Once you've done this, you'll be redirected to a new page of Raw code, it will look like a lot of text. Right click on the page in the middle of the text, and select 'save as' just as you would if you were downloading and saving a picture from a website. You'll see a box prompting you to name the file, name it as you want, but make sure you follow two key steps:
Click the 'save as type' dropdown and select 'all files', ensure you don't download it as a text document, or it won't work.
At the end of the file name, type .ipynb as the file extension, this ensures it downloads as a Jupyter Notebook.

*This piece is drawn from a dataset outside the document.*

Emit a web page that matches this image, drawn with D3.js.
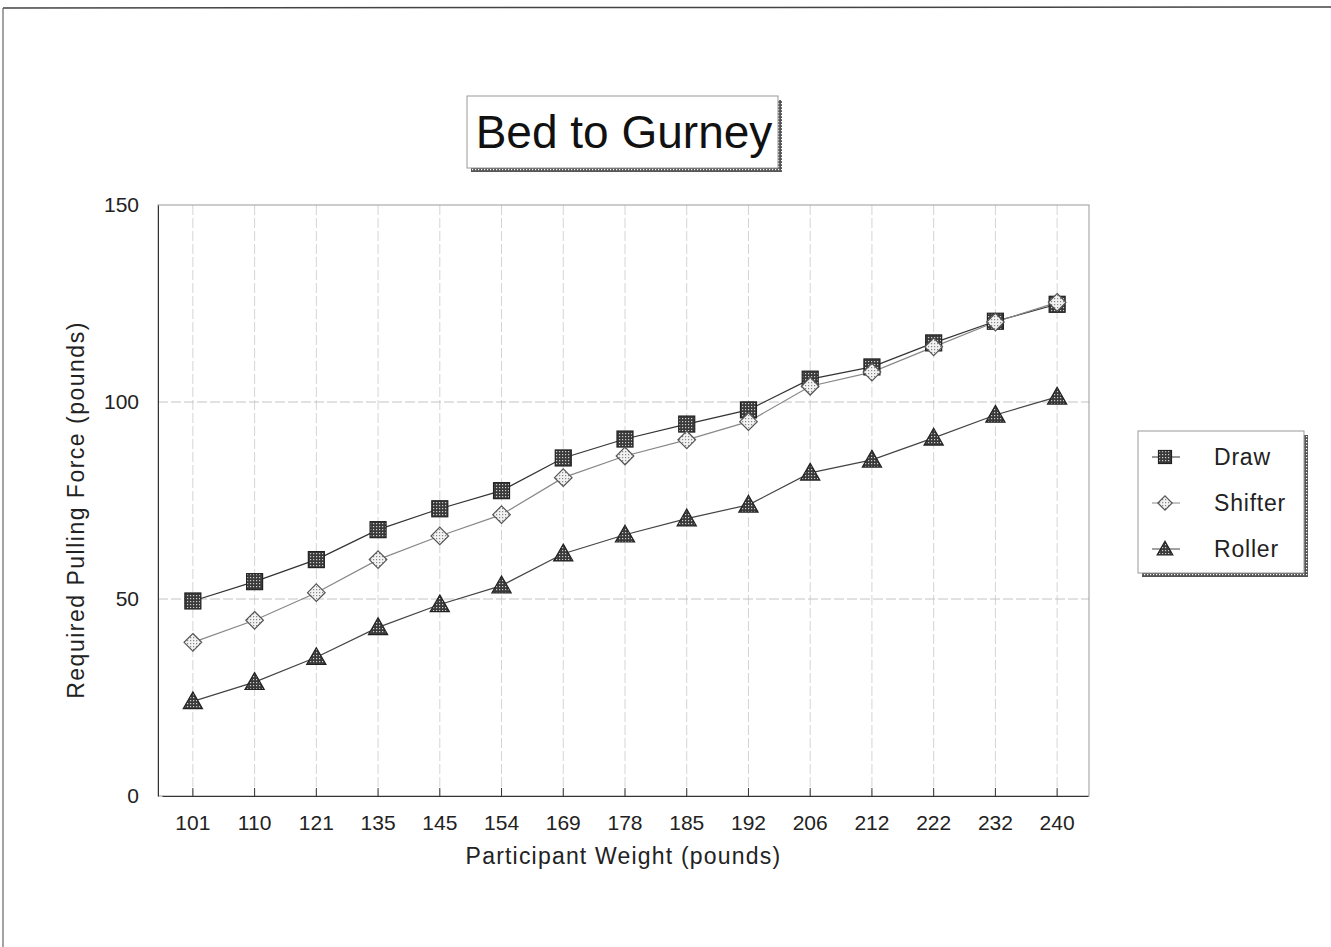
<!DOCTYPE html>
<html><head><meta charset="utf-8">
<script src="https://cdn.jsdelivr.net/npm/d3@7"></script>
<style>body{margin:0;background:#fff}svg{display:block}text{font-family:Arial,"Liberation Sans",sans-serif}</style>
</head><body>
<script>
const categories = ["101","110","121","135","145","154","169","178","185","192","206","212","222","232","240"];
const draw    = [49.5,54.4,60,67.6,72.9,77.5,85.8,90.6,94.4,98,105.8,108.9,115,120.5,124.8];
const shifter = [39,44.6,51.6,60,66,71.4,80.8,86.3,90.4,95,104,107.6,114,120.3,125.3];
const roller  = [24,28.9,35.2,42.8,48.6,53.4,61.5,66.3,70.4,73.9,82,85.3,90.9,96.7,101.3];
const yTicks = [0,50,100,150];
const seriesNames = ["Draw","Shifter","Roller"];

const W=1331,H=947;
const svg=d3.select("body").append("svg").attr("width",W).attr("height",H);
const defs=svg.append("defs");
function dotPattern(id,bg,dot){
  const p=defs.append("pattern").attr("id",id).attr("width",3).attr("height",3).attr("patternUnits","userSpaceOnUse");
  p.append("rect").attr("width",3).attr("height",3).attr("fill",bg);
  p.append("rect").attr("x",1).attr("y",1).attr("width",1.2).attr("height",1.2).attr("fill",dot);
}
dotPattern("pDark","#3a3a3a","#cfcfcf");
dotPattern("pLight","#f2f2f2","#888");
dotPattern("pShadow","#555","#fff");

// page frame
svg.append("line").attr("x1",3).attr("y1",8).attr("x2",W).attr("y2",7).attr("stroke","#444").attr("stroke-width",1.5);
svg.append("line").attr("x1",3).attr("y1",8).attr("x2",3).attr("y2",H).attr("stroke","#666").attr("stroke-width",1.2);

const L=158,R=1089,T=205,B=796;
const x=d3.scaleBand().domain(categories).range([L+4,R-1]);
const y=d3.scaleLinear().domain([0,150]).range([B,T]);
const cx=d=>x(d)+x.bandwidth()/2;

// gridlines
svg.append("g").selectAll("line").data(categories).join("line")
  .attr("x1",cx).attr("x2",cx).attr("y1",T).attr("y2",B)
  .attr("stroke","#d4d4d4").attr("stroke-width",1).attr("stroke-dasharray","10,3");
svg.append("g").selectAll("line").data(yTicks.filter(v=>v>0&&v<150)).join("line")
  .attr("x1",L).attr("x2",R).attr("y1",d=>y(d)).attr("y2",d=>y(d))
  .attr("stroke","#c4c4c4").attr("stroke-width",1).attr("stroke-dasharray","10,3");

// plot border
svg.append("rect").attr("x",L).attr("y",T).attr("width",R-L).attr("height",B-T)
  .attr("fill","none").attr("stroke","#999").attr("stroke-width",1);

// axes
const xAxis=svg.append("g").attr("transform",`translate(0,${B})`)
  .call(d3.axisBottom(x).tickSizeInner(-8).tickSizeOuter(0).tickPadding(22));
xAxis.select(".domain").attr("stroke","#333");
xAxis.selectAll(".tick line").attr("stroke","#333");
xAxis.selectAll("text").attr("font-size",21).attr("fill","#222").attr("dy","0.55em");
const yAxis=svg.append("g").attr("transform",`translate(${L},0)`)
  .call(d3.axisLeft(y).tickValues(yTicks).tickSize(0).tickPadding(19));
yAxis.select(".domain").attr("stroke","#333");
yAxis.selectAll("text").attr("font-size",21).attr("fill","#222");

// series
const data=[draw,shifter,roller];
const line=d3.line().x((d,i)=>cx(categories[i])).y(d=>y(d));
const lineCol=["#333","#888","#444"];
data.forEach((s,k)=>{
  svg.append("path").datum(s).attr("d",line).attr("fill","none").attr("stroke",lineCol[k]).attr("stroke-width",1.2);
});
function marker(g,k,px,py,sz){
  if(k===0){
    g.append("rect").attr("x",px-sz/2).attr("y",py-sz/2).attr("width",sz).attr("height",sz)
      .attr("fill","url(#pDark)").attr("stroke","#222").attr("stroke-width",1.2);
  } else if(k===1){
    const r=sz*0.55;
    g.append("path").attr("d",`M${px},${py-r}L${px+r},${py}L${px},${py+r}L${px-r},${py}Z`)
      .attr("fill","url(#pLight)").attr("stroke","#555").attr("stroke-width",1.2);
  } else {
    const r=sz*0.6;
    g.append("path").attr("d",`M${px},${py-r}L${px+r},${py+r*0.75}L${px-r},${py+r*0.75}Z`)
      .attr("fill","url(#pDark)").attr("stroke","#222").attr("stroke-width",1.2);
  }
}
[2,0,1].forEach(k=>{
  const g=svg.append("g");
  data[k].forEach((v,i)=>marker(g,k,cx(categories[i]),y(v),16));
});

// axis titles
svg.append("text").attr("x",(L+R)/2).attr("y",864).attr("text-anchor","middle")
  .attr("font-size",23).attr("letter-spacing",1.2).attr("fill","#222").text("Participant Weight (pounds)");
svg.append("text").attr("transform",`translate(84,510) rotate(-90)`).attr("text-anchor","middle")
  .attr("font-size",23).attr("letter-spacing",1.5).attr("fill","#222").text("Required Pulling Force (pounds)");

// title box
svg.append("rect").attr("x",471).attr("y",100).attr("width",311).attr("height",72).attr("fill","url(#pShadow)");
svg.append("rect").attr("x",467).attr("y",96).attr("width",311).attr("height",72).attr("fill","#fff").attr("stroke","#999").attr("stroke-width",1);
svg.append("text").attr("x",624).attr("y",148).attr("text-anchor","middle").attr("font-size",46).attr("fill","#111").text("Bed to Gurney");

// legend
svg.append("rect").attr("x",1142).attr("y",435).attr("width",166).attr("height",142).attr("fill","url(#pShadow)");
svg.append("rect").attr("x",1138).attr("y",431).attr("width",166).attr("height",142).attr("fill","#fff").attr("stroke","#999").attr("stroke-width",1);
seriesNames.forEach((n,k)=>{
  const ly=457+k*46;
  const g=svg.append("g");
  g.append("line").attr("x1",1152).attr("x2",1180).attr("y1",ly).attr("y2",ly).attr("stroke",lineCol[k]).attr("stroke-width",1);
  marker(g,k,1165,ly,13);
  g.append("text").attr("x",1214).attr("y",ly+8).attr("font-size",23).attr("letter-spacing",0.8).attr("fill","#222").text(n);
});
</script>
</body></html>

Now you've downloaded the Notebook, navigate back to Jupyter Notebooks, click the upload button, right next to where you clicked new earlier to make a new file (circle 1 below), and select the notebook file you downloaded from wherever you saved it. From here, a blue button will pop up in the files (circle 2 below), to allow you to complete your upload. Click it and your upload will complete. Then, navigate to the new file you just uploaded and you should be greeted with the notebook with the answers to the Day to day Python worksheet. Don't worry that the answers are there, it won't hurt to glance at them before you try the worksheet properly.
Once you've got to the notebook, if you read the markdown, you'll be prompted to download some data from the DfE. You can us this link to download the DfE data, it's the same link. Once you've downloaded it, navigate to the loaction of the zip file you downloaded in your file explorer and unzip it by double clicking it, then navigate to the folder entitled 'data'. Copy the data folder somewhere on your computer outside of the zipped file you got fromt he DfE. If it stays in the zipped file, the Notebook can't read it without some code changed. Now, navigate inside the 'data' folder. There will be a number of Excel files in here. Don't rename them. Instead, go to the navigation bar, and click it and highlight the file path taken to get to the Excel files, use ctrl+c on your keyboard to copy this filepath, or right click copy.

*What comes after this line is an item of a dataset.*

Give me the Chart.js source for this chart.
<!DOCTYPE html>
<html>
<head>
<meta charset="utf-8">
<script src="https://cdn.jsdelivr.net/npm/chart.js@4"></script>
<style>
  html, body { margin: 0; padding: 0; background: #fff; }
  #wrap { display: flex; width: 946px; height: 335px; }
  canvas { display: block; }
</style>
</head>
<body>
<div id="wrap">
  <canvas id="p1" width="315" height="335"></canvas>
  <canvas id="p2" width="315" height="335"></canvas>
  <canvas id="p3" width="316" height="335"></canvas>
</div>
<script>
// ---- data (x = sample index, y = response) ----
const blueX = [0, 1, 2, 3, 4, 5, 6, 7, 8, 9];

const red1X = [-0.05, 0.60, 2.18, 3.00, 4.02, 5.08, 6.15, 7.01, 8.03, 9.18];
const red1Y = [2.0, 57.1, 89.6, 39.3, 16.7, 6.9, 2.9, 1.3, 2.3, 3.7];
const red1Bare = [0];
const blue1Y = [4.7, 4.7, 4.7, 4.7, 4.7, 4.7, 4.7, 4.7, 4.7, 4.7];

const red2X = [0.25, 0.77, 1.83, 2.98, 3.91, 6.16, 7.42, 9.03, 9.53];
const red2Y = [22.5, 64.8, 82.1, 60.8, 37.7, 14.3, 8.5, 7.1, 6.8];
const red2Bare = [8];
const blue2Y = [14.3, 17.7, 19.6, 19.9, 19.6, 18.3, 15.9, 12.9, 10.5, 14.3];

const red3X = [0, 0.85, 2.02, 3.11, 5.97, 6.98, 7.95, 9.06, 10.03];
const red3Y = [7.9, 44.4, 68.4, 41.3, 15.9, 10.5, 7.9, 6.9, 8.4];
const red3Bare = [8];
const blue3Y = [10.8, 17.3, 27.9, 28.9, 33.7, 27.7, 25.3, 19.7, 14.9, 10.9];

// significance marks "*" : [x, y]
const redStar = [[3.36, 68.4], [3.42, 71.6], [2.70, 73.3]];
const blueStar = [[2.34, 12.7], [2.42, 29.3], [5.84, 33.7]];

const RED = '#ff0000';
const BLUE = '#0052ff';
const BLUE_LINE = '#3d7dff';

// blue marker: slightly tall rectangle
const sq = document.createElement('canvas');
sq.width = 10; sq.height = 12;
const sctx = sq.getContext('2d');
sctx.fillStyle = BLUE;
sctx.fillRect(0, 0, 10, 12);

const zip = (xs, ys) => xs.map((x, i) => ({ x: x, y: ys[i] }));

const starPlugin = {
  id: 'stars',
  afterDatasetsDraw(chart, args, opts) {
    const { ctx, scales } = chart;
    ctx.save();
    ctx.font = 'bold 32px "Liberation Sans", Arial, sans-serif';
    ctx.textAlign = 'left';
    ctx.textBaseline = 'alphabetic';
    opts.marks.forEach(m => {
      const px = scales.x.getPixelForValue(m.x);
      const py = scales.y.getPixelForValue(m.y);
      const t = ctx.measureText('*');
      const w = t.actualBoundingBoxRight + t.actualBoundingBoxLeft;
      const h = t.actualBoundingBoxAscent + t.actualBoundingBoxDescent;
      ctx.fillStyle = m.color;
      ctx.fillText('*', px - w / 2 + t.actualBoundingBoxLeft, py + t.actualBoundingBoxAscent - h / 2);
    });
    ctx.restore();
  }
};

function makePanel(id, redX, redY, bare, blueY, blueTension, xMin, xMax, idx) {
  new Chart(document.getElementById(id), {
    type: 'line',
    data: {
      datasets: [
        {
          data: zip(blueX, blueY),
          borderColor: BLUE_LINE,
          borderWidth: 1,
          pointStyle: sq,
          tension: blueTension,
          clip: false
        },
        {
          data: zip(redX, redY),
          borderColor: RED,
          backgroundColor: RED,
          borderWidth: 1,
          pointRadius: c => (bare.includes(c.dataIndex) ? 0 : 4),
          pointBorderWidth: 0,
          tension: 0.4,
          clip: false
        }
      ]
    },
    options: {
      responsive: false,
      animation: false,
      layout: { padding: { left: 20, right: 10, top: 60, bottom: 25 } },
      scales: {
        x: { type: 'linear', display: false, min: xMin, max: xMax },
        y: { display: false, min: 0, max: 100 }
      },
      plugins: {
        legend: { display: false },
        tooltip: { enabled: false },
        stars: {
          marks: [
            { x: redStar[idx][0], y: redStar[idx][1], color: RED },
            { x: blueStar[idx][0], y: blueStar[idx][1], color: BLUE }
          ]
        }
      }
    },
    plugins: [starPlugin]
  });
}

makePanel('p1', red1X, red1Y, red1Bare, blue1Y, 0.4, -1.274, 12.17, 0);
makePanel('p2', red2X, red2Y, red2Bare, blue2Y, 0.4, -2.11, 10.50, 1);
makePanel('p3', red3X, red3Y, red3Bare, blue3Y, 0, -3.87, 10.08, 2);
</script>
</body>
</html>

You'll now have the filepath saved to your clipboard, you'll need to input this into the code so that the Notebook knows where to look for the DfE data. Navigate to the cell seen in the image below and delete the highlighted text, then paste your filepath in there, ensuring you don't delete the quote marks or the r.
The finished code should look something like this:
os.chdir(r"YOUR FILEPATH HERE")
Once that's done, the whole notebook should be ready to be run. A few buttons to the right of the Run button is a button that looks like a fast-forward button, this is button restarts the kernel and runs all cells. If you've done everything right, if you hit this button and wait a few seconds and scroll down, you'll see some data printouts and some graphs. If you download and complete the Day to day Children's Services Python worksheet (not the answers version), this is what you'll learn to make.